All-day kindergarten and busing will be back in the district.
By D.A. WILKINSON
VINDICATOR SALEM BUREAU
SALEM -- The Salem Board of Education has begun to undo planned cuts in the wake of its levy victory.
Superintendent Stephen Larcomb on Monday withdrew his recommendation that pupils pay for extracurricular and co-curricular activities starting next fall. The board had not acted on the plan.
About 58 percent of district voters earlier this month approved a 4.3-mill levy for five years. The Columbiana County Board of Elections is expected to have the official tally Friday. The levy is expected to bring in $1.3 million a year.
The board voted to reinstate all-day kindergarten next fall. Kindergarten teachers will be reinstated in July once the district knows its enrollment figures for the 2006-07 school year. The board had also approved lists of teaching and nonteaching workers that would have been eliminated if the levy didn't pass.
The board also reinstated and improved on its busing program, which it cut in January of this year to state minimums. The new policy will allow for one mile for transportation for pupils in kindergarten through sixth grades and 1.5 miles for all others.
Buildings
The aging Prospect Elementary School and Salem Middle School will still be closed before the next school year under another cost-cutting plan. David K. Schwartz of Salem has been investigating turning the middle school into condos.
Junior and senior high students will all go to the high school. The elementary pupils will go to the district's other elementary schools.

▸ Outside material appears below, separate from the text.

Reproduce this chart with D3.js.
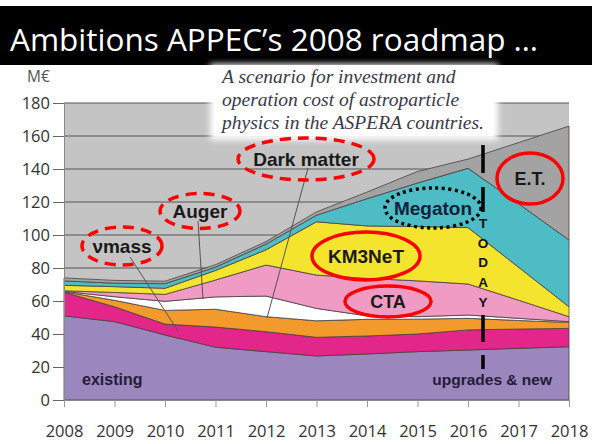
<!DOCTYPE html>
<html>
<head>
<meta charset="utf-8">
<script src="https://cdn.jsdelivr.net/npm/d3@7"></script>
<style>
  body { margin: 0; background: #fff; }
  svg { display: block; }
</style>
</head>
<body>
<div id="chart"></div>
<script>
// years on the x axis
const years = [2008, 2009, 2010, 2011, 2012, 2013, 2014, 2015, 2016, 2017, 2018];

// layer thicknesses in M€, bottom to top
const existing = [51, 47.5, 39.4, 32, 29.3, 26.7, 27.9, 29.3, 30.3, 31.3, 32.3];
const vmass    = [14.3, 9, 6.6, 12.2, 12.1, 11.3, 10.9, 10.7, 12.2, 11.7, 11.1];
const darkMatter = [0.3, 3.9, 8.3, 10.8, 9.1, 10, 10.1, 9, 7, 5.2, 3.6];
const auger    = [0.2, 2.2, 5.5, 7.5, 12.5, 7.5, 2.1, 1.5, 2, 1.3, 0.5];
const cta      = [0.4, 2.6, 4.2, 10.2, 18.8, 20.2, 22.7, 21.7, 18.8, 11, 3];
const km3net   = [3.3, 3.5, 3.7, 5.8, 9.2, 32.3, 31.8, 32.9, 34.2, 20, 6];
const megaton  = [2.7, 2.1, 2.8, 2, 3.5, 4, 16.5, 26.4, 35.9, 38.5, 40.5];
const et       = [1.8, 1.7, 1.5, 1.5, 1.5, 2, 4, 7, 5.6, 37, 69];

const layerKeys = ["existing", "vmass", "darkMatter", "auger", "cta", "km3net", "megaton", "et"];
const layerColors = ["#9b87bd", "#e2268a", "#f39a2c", "#ffffff", "#f09bc3", "#f4e42e", "#4dbcc4", "#a3a3a3"];

const yTicks = [0, 20, 40, 60, 80, 100, 120, 140, 160, 180];

const noteLines = [
  "A scenario for investment and",
  "operation cost of astroparticle",
  "physics in the ASPERA countries."
];

const width = 606, height = 444;
const plot = { left: 64, right: 569, top: 103, bottom: 400 };

const svg = d3.select("#chart").append("svg")
  .attr("width", width)
  .attr("height", height);

const x = d3.scaleLinear().domain([2008, 2018]).range([plot.left, plot.right]);
const y = d3.scaleLinear().domain([0, 180]).range([plot.bottom, plot.top]);

// build table for the stack
const table = years.map((yr, i) => ({
  year: yr,
  existing: existing[i], vmass: vmass[i], darkMatter: darkMatter[i], auger: auger[i],
  cta: cta[i], km3net: km3net[i], megaton: megaton[i], et: et[i]
}));
const series = d3.stack().keys(layerKeys)(table);

// light gray plot background
svg.append("rect")
  .attr("x", plot.left).attr("y", plot.top)
  .attr("width", plot.right - plot.left).attr("height", plot.bottom - plot.top)
  .attr("fill", "#c4c4c4");

// gridlines
svg.append("g")
  .selectAll("line")
  .data(yTicks.filter(d => d > 0))
  .join("line")
  .attr("x1", plot.left).attr("x2", plot.right)
  .attr("y1", d => y(d)).attr("y2", d => y(d))
  .attr("stroke", "#555").attr("stroke-width", 1);

// stacked areas
const area = d3.area()
  .x(d => x(d.data.year))
  .y0(d => y(d[0]))
  .y1(d => y(d[1]));

svg.append("g")
  .selectAll("path")
  .data(series)
  .join("path")
  .attr("d", area)
  .attr("fill", (d, i) => layerColors[i])
  .attr("stroke", "#4a4040")
  .attr("stroke-width", 0.8)
  .attr("stroke-linejoin", "round");

// axes
const yAxis = svg.append("g")
  .attr("transform", `translate(${plot.left},0)`)
  .call(d3.axisLeft(y).tickValues(yTicks).tickSize(11).tickSizeOuter(0).tickPadding(3));
yAxis.select(".domain").attr("stroke", "#888");
yAxis.selectAll(".tick line").attr("stroke", "#666");
yAxis.selectAll("text")
  .attr("font-family", "Open Sans, sans-serif")
  .attr("font-size", 16.5)
  .attr("fill", "#333");

const xAxis = svg.append("g")
  .attr("transform", `translate(0,${plot.bottom})`)
  .call(d3.axisBottom(x).tickValues(years).tickFormat(d3.format("d")).tickSize(7).tickSizeOuter(0).tickPadding(18));
xAxis.select(".domain").attr("stroke", "#888");
xAxis.selectAll(".tick line").attr("stroke", "#999");
xAxis.selectAll("text")
  .attr("font-family", "Open Sans, sans-serif")
  .attr("font-size", 16.5)
  .attr("fill", "#333");

svg.append("text")
  .attr("x", 27).attr("y", 82)
  .attr("font-family", "Open Sans, sans-serif")
  .attr("font-size", 15.5)
  .attr("fill", "#555")
  .text("M€");

// title bar
svg.append("rect")
  .attr("x", 0).attr("y", 6).attr("width", 592).attr("height", 59)
  .attr("fill", "#000");
svg.append("text")
  .attr("x", 10).attr("y", 51)
  .attr("font-family", "Open Sans, sans-serif")
  .attr("font-size", 31.5)
  .attr("fill", "#fff")
  .text("Ambitions APPEC’s 2008 roadmap …");

// note box
const defs = svg.append("defs");
const blur = defs.append("filter").attr("id", "soft")
  .attr("x", "-10%").attr("y", "-20%").attr("width", "120%").attr("height", "140%");
blur.append("feGaussianBlur").attr("stdDeviation", 3);

svg.append("rect")
  .attr("x", 210).attr("y", 64).attr("width", 288).attr("height", 76)
  .attr("fill", "#fff").attr("filter", "url(#soft)");
svg.append("rect")
  .attr("x", 214).attr("y", 66).attr("width", 280).attr("height", 70)
  .attr("fill", "#fff");
svg.append("g")
  .selectAll("text")
  .data(noteLines)
  .join("text")
  .attr("x", 222)
  .attr("y", (d, i) => 83 + i * 23)
  .attr("font-family", "Liberation Serif, serif")
  .attr("font-style", "italic")
  .attr("font-size", 19.5)
  .attr("fill", "#3a3a48")
  .text(d => d);

// pointer lines
const pointers = [
  [[130, 257], [178, 331]],
  [[198, 221], [203, 299]],
  [[308, 168], [267, 318]]
];
svg.append("g")
  .selectAll("line")
  .data(pointers)
  .join("line")
  .attr("x1", d => d[0][0]).attr("y1", d => d[0][1])
  .attr("x2", d => d[1][0]).attr("y2", d => d[1][1])
  .attr("stroke", "#555").attr("stroke-width", 1);

// TODAY marker
const todayX = 483;
svg.append("g")
  .selectAll("line")
  .data([[145, 173], [187, 212], [315, 342], [355, 369]])
  .join("line")
  .attr("x1", todayX).attr("x2", todayX)
  .attr("y1", d => d[0]).attr("y2", d => d[1])
  .attr("stroke", "#000").attr("stroke-width", 3.5);
svg.append("g")
  .selectAll("text")
  .data(["T", "O", "D", "A", "Y"])
  .join("text")
  .attr("x", todayX)
  .attr("y", (d, i) => 228 + i * 19.7)
  .attr("text-anchor", "middle")
  .attr("font-family", "Liberation Sans, sans-serif")
  .attr("font-weight", "bold")
  .attr("font-size", 13.5)
  .attr("fill", "#111")
  .text(d => d);

// labels with ellipses
const callouts = [
  { text: "νmass", cx: 122, cy: 246, rx: 40, ry: 19, style: "dash", size: 19 },
  { text: "Auger", cx: 200, cy: 211, rx: 40, ry: 17.5, style: "dash", size: 19 },
  { text: "Dark matter", cx: 306, cy: 159, rx: 68, ry: 21, style: "dash", size: 19 },
  { text: "Megaton", cx: 433, cy: 208, rx: 48, ry: 20, style: "dot", size: 19 },
  { text: "KM3NeT", cx: 366, cy: 256, rx: 54, ry: 24, style: "solid", size: 19 },
  { text: "CTA", cx: 388, cy: 301.5, rx: 43, ry: 15.5, style: "solid", size: 18 },
  { text: "E.T.", cx: 530, cy: 178.5, rx: 33, ry: 25.5, style: "solid", size: 18 }
];

const callout = svg.append("g")
  .selectAll("g")
  .data(callouts)
  .join("g");

callout.append("text")
  .attr("x", d => d.cx)
  .attr("y", d => d.cy)
  .attr("dy", "0.36em")
  .attr("text-anchor", "middle")
  .attr("font-family", "Liberation Sans, sans-serif")
  .attr("font-weight", "bold")
  .attr("font-size", d => d.size)
  .attr("fill", d => d.text === "Megaton" ? "#12223a" : "#1a1a1a")
  .text(d => d.text);

callout.append("ellipse")
  .attr("cx", d => d.cx).attr("cy", d => d.cy)
  .attr("rx", d => d.rx).attr("ry", d => d.ry)
  .attr("fill", "none")
  .attr("stroke", d => d.style === "dot" ? "#000" : "#f00")
  .attr("stroke-width", 3.5)
  .attr("stroke-dasharray", d => d.style === "dash" ? "11,7" : d.style === "dot" ? "3,3.5" : null);

// bottom labels
svg.append("text")
  .attr("x", 82).attr("y", 385)
  .attr("font-family", "Liberation Sans, sans-serif")
  .attr("font-weight", "bold")
  .attr("font-size", 16)
  .attr("fill", "#241c38")
  .text("existing");
svg.append("text")
  .attr("x", 552).attr("y", 385)
  .attr("text-anchor", "end")
  .attr("font-family", "Liberation Sans, sans-serif")
  .attr("font-weight", "bold")
  .attr("font-size", 15.5)
  .attr("fill", "#241c38")
  .text("upgrades & new");
</script>
</body>
</html>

Larcomb said the new policy is an improvement since the old policy was one-mile transportation for grades K-6, 1.5 miles for middle school pupils, and 1.7 miles for senior high students. He said it made no sense to have two policies for junior and senior high pupils since they will all go to the same building.
Larcomb told the audience at the beginning meeting, "I thank you from the bottom of my heart."
He said he worked this spring with a committee to get the levy passed after its defeat last November. Larcomb said the committee was "very fluid, very dynamic. I couldn't begin to thank all the folks."
Still, he and the board gave certificates of thanks to three people, Carole Sutton, Stephanie Linder and Dennis Niederhiser. Larcomb did not say how the three contributed to the victory.